[What you should do] Transcribe the material from its first line onward, ending with the line that contains "const regA_length = [182, 496];" and adding nothing beyond it.

[Collected data]
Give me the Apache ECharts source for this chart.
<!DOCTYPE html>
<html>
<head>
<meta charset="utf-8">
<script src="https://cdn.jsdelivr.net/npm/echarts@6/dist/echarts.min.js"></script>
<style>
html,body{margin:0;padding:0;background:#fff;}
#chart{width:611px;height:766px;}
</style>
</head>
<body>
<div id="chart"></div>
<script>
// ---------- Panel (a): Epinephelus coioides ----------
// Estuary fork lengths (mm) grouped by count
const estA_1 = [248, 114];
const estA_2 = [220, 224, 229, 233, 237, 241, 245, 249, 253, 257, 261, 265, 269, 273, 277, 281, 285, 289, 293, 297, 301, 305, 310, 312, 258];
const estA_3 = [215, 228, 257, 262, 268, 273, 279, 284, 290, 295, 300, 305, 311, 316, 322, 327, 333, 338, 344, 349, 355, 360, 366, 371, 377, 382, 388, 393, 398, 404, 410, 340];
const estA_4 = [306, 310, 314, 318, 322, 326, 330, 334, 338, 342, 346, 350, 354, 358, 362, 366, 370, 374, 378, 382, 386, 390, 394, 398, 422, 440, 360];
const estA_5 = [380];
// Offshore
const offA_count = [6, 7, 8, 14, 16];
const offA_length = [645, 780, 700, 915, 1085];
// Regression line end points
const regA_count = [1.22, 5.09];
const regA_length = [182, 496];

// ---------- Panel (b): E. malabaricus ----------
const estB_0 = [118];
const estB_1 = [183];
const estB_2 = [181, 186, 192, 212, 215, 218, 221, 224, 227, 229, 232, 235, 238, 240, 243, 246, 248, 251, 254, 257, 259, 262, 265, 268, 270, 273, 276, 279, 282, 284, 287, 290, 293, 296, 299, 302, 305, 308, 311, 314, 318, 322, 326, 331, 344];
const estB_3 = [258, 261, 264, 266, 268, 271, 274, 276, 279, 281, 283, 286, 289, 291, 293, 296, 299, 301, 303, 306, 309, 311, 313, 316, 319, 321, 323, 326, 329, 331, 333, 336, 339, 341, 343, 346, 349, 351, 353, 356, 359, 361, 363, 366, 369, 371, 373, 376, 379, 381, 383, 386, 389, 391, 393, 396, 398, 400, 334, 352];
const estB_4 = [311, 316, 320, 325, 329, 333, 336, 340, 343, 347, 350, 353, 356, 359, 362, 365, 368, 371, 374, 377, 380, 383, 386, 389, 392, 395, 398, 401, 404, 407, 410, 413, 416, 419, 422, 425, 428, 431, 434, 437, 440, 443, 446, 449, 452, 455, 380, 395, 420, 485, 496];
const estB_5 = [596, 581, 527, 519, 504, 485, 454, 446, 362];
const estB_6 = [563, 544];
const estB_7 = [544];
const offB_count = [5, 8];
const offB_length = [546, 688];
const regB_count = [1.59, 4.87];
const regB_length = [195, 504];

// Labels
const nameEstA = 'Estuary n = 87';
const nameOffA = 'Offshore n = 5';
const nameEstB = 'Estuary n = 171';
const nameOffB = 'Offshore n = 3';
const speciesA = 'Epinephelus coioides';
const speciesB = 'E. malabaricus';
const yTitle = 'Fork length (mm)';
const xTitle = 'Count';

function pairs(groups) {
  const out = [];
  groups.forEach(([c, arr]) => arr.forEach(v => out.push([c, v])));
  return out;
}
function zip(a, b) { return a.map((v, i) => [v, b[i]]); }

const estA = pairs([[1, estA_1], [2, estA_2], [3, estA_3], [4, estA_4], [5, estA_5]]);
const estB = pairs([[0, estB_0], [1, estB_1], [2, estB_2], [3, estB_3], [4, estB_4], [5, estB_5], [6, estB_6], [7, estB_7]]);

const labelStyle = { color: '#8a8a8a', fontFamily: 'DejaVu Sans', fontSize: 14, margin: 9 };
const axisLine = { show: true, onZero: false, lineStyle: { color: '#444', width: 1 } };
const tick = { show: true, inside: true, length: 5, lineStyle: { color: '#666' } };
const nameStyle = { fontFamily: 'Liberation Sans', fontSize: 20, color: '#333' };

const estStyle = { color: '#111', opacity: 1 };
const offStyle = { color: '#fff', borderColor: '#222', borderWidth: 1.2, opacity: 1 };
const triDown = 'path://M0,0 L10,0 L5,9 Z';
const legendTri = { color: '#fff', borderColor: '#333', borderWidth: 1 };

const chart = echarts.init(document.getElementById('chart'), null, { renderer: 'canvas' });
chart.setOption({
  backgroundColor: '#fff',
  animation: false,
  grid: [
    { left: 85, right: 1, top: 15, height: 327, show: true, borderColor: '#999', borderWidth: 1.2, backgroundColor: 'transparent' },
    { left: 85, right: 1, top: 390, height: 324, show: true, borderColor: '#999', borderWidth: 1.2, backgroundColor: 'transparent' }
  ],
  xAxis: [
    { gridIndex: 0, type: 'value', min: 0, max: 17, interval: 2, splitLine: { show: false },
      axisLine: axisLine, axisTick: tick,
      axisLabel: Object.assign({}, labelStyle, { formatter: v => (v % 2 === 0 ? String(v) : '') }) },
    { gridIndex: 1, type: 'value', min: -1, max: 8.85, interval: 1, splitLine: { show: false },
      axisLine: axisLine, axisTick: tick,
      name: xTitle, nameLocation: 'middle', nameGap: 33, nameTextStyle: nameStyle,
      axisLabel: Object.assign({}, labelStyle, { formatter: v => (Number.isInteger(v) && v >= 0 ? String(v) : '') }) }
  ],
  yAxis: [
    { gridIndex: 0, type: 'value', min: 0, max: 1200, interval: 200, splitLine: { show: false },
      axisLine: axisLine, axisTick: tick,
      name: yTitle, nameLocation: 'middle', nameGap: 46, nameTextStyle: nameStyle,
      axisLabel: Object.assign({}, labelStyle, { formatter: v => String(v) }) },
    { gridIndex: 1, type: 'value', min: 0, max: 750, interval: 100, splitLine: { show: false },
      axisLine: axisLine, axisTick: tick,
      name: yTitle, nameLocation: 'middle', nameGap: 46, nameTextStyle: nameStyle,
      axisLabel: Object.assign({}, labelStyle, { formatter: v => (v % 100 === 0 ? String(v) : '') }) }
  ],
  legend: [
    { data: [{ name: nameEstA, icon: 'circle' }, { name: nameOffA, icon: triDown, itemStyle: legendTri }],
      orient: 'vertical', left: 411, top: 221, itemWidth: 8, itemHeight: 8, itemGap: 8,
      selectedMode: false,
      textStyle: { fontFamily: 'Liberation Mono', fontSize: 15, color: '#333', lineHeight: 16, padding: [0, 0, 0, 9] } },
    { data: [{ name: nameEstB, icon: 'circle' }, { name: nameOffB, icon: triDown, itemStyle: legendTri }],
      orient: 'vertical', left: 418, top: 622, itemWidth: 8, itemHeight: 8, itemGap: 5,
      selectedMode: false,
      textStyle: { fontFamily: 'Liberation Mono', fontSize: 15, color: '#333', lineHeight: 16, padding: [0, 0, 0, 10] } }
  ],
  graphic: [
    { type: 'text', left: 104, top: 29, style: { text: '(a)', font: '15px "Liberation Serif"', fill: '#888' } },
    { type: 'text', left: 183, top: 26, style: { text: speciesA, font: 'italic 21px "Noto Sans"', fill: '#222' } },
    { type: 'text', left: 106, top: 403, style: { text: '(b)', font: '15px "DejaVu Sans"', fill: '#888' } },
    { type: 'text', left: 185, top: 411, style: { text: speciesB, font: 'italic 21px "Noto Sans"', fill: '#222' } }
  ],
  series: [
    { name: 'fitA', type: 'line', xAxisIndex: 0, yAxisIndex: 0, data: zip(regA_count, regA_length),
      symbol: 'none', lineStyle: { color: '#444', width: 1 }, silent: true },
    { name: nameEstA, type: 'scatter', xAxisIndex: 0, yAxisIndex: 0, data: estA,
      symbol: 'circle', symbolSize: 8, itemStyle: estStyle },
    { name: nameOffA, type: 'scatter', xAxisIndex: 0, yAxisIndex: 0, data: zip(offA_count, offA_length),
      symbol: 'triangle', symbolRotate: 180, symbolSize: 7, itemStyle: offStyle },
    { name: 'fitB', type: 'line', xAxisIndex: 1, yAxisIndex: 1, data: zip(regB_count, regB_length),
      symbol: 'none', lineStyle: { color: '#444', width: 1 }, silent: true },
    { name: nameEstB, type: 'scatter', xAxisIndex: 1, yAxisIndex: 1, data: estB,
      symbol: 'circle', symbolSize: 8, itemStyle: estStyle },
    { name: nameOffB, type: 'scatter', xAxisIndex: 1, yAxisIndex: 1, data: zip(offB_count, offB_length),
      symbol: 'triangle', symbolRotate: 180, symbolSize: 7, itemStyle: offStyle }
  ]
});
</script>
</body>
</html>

[Exercise output]
Give me the Apache ECharts source for this chart.
<!DOCTYPE html>
<html>
<head>
<meta charset="utf-8">
<script src="https://cdn.jsdelivr.net/npm/echarts@6/dist/echarts.min.js"></script>
<style>
html,body{margin:0;padding:0;background:#fff;}
#chart{width:611px;height:766px;}
</style>
</head>
<body>
<div id="chart"></div>
<script>
// ---------- Panel (a): Epinephelus coioides ----------
// Estuary fork lengths (mm) grouped by count
const estA_1 = [248, 114];
const estA_2 = [220, 224, 229, 233, 237, 241, 245, 249, 253, 257, 261, 265, 269, 273, 277, 281, 285, 289, 293, 297, 301, 305, 310, 312, 258];
const estA_3 = [215, 228, 257, 262, 268, 273, 279, 284, 290, 295, 300, 305, 311, 316, 322, 327, 333, 338, 344, 349, 355, 360, 366, 371, 377, 382, 388, 393, 398, 404, 410, 340];
const estA_4 = [306, 310, 314, 318, 322, 326, 330, 334, 338, 342, 346, 350, 354, 358, 362, 366, 370, 374, 378, 382, 386, 390, 394, 398, 422, 440, 360];
const estA_5 = [380];
// Offshore
const offA_count = [6, 7, 8, 14, 16];
const offA_length = [645, 780, 700, 915, 1085];
// Regression line end points
const regA_count = [1.22, 5.09];
const regA_length = [182, 496];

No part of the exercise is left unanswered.